(Items from a data source)
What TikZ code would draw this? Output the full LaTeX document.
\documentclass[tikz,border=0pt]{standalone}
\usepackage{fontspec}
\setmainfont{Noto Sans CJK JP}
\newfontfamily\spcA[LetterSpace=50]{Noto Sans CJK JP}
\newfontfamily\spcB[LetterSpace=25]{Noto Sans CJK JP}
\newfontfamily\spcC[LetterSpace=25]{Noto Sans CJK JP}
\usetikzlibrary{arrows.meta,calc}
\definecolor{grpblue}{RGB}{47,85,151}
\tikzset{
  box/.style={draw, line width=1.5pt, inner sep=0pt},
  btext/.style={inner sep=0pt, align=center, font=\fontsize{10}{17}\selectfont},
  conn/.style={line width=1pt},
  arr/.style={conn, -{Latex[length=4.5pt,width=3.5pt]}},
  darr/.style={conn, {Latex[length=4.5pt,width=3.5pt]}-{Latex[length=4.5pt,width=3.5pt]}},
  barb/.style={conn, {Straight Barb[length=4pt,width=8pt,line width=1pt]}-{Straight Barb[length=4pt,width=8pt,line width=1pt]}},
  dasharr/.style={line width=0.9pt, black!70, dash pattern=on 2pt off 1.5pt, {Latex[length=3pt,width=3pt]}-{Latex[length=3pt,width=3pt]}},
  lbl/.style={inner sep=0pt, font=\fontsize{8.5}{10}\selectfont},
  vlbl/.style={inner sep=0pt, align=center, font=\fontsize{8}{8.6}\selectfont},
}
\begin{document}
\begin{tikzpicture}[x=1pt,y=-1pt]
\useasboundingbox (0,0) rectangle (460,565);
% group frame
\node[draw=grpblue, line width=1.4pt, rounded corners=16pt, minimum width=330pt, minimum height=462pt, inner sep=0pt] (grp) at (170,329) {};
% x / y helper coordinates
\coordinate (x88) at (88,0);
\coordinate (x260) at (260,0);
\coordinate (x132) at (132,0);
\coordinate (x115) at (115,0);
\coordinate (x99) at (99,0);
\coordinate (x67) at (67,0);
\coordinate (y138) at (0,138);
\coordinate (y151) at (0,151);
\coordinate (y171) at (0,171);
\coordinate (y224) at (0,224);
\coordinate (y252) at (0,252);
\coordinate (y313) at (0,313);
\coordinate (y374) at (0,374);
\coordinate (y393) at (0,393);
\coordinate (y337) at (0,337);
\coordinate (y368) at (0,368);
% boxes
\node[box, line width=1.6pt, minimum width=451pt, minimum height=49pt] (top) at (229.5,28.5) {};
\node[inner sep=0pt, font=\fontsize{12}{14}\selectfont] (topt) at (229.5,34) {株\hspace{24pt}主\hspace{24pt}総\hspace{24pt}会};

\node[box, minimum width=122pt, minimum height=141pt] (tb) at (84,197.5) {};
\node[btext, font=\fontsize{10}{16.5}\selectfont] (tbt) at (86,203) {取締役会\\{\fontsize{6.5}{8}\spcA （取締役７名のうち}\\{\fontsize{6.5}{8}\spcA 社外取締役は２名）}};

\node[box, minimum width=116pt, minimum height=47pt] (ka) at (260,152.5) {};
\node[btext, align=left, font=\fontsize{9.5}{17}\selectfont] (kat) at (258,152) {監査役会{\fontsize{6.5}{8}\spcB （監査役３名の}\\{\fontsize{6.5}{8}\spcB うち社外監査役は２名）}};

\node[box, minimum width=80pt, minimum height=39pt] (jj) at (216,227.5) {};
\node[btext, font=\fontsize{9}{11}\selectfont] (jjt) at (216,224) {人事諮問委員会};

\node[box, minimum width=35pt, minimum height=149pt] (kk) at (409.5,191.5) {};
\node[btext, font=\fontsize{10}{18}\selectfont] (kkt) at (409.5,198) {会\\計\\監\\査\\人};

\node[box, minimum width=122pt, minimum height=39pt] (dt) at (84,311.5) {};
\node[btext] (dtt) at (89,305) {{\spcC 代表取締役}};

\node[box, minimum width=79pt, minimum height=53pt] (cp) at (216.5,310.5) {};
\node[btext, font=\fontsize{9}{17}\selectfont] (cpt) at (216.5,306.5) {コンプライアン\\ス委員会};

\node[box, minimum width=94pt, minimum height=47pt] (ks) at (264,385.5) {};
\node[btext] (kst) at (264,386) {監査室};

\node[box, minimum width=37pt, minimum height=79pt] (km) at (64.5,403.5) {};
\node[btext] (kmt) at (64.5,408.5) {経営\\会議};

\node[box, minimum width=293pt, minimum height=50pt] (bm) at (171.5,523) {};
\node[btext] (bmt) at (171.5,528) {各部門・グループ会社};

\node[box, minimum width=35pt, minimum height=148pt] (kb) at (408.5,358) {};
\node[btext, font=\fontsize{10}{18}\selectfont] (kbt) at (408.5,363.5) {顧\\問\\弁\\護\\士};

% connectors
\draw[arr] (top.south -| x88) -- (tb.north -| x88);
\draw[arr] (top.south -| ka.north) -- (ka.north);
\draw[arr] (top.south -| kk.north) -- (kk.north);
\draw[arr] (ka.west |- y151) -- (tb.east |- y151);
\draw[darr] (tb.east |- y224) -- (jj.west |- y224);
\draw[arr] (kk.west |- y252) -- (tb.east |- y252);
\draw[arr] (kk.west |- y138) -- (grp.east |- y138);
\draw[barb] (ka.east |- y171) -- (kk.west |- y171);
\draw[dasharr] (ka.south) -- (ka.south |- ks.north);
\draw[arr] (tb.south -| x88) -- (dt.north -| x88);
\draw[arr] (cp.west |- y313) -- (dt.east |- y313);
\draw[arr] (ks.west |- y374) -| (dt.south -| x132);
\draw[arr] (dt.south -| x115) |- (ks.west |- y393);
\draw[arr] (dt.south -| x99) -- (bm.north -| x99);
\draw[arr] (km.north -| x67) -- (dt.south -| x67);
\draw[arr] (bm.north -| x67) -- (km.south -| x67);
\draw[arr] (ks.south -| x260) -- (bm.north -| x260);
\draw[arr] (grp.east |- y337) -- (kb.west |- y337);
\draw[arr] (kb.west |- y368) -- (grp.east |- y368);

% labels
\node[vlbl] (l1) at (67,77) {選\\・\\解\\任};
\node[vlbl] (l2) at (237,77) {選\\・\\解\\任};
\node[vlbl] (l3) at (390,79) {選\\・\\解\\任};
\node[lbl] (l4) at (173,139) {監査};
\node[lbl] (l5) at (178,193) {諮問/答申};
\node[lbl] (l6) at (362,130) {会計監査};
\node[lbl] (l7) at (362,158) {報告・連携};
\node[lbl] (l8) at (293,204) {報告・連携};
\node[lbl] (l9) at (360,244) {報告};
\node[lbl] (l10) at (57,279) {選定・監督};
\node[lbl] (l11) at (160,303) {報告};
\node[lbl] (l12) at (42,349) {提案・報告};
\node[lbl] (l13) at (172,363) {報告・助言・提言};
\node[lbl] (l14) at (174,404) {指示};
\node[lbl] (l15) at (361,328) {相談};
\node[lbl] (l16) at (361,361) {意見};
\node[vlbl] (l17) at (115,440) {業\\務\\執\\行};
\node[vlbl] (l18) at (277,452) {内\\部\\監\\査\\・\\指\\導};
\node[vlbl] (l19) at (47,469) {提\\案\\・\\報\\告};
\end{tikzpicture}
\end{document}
--
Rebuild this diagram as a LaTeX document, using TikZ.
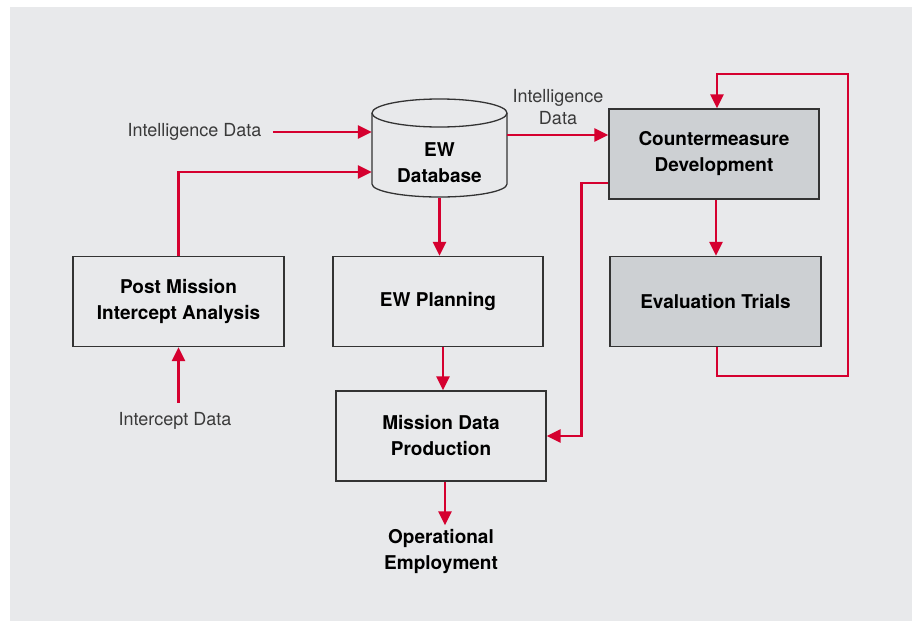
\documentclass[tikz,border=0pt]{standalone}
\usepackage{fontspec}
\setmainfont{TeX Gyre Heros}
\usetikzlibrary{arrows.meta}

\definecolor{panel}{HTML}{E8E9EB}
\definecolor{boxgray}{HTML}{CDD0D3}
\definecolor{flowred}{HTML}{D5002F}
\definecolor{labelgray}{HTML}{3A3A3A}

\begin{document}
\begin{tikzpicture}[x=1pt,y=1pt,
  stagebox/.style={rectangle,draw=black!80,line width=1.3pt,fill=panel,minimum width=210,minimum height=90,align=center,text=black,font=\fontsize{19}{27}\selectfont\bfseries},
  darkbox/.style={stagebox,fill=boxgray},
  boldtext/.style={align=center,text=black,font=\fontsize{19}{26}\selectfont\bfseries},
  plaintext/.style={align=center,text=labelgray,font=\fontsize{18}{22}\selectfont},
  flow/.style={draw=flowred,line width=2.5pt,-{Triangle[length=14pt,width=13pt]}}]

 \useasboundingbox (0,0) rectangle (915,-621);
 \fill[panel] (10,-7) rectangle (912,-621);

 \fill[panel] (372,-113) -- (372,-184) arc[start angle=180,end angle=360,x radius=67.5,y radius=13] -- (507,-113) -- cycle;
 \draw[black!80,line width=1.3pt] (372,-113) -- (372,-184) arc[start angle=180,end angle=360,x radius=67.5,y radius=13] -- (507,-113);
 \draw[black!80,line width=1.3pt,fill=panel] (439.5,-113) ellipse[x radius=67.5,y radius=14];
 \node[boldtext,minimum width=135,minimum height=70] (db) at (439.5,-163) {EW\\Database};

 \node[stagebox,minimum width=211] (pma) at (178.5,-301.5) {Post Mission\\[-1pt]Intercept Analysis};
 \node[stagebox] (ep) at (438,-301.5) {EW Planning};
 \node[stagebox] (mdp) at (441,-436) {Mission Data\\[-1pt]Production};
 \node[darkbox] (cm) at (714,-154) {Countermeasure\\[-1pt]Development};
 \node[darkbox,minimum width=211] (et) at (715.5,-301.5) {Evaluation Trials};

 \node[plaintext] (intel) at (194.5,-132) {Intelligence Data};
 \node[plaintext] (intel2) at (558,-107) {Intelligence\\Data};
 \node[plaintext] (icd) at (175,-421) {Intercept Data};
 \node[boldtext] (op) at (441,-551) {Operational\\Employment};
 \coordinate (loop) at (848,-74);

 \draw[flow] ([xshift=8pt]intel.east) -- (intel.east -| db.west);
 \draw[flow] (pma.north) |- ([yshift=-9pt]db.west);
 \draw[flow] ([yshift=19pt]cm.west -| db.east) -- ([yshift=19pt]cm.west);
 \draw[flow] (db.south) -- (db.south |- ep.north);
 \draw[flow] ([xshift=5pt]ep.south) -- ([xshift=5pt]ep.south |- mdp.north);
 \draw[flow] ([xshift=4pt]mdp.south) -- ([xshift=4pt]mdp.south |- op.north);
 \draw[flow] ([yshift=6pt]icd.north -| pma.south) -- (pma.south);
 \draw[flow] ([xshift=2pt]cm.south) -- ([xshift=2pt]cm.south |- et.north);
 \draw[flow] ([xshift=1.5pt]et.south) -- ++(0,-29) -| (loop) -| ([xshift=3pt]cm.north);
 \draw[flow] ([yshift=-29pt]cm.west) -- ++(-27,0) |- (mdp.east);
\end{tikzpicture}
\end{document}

- **THE TASK**
Print exactly what appears from the line holding "Rebuild this diagram" down to the line holding "(10,-7) rectangle (912,-621);", both ends kept, leaving out the pictures.

- **PROBLEM SOLUTION**
Rebuild this diagram as a LaTeX document, using TikZ.
\documentclass[tikz,border=0pt]{standalone}
\usepackage{fontspec}
\setmainfont{TeX Gyre Heros}
\usetikzlibrary{arrows.meta}

\definecolor{panel}{HTML}{E8E9EB}
\definecolor{boxgray}{HTML}{CDD0D3}
\definecolor{flowred}{HTML}{D5002F}
\definecolor{labelgray}{HTML}{3A3A3A}

\begin{document}
\begin{tikzpicture}[x=1pt,y=1pt,
  stagebox/.style={rectangle,draw=black!80,line width=1.3pt,fill=panel,minimum width=210,minimum height=90,align=center,text=black,font=\fontsize{19}{27}\selectfont\bfseries},
  darkbox/.style={stagebox,fill=boxgray},
  boldtext/.style={align=center,text=black,font=\fontsize{19}{26}\selectfont\bfseries},
  plaintext/.style={align=center,text=labelgray,font=\fontsize{18}{22}\selectfont},
  flow/.style={draw=flowred,line width=2.5pt,-{Triangle[length=14pt,width=13pt]}}]

 \useasboundingbox (0,0) rectangle (915,-621);
 \fill[panel] (10,-7) rectangle (912,-621);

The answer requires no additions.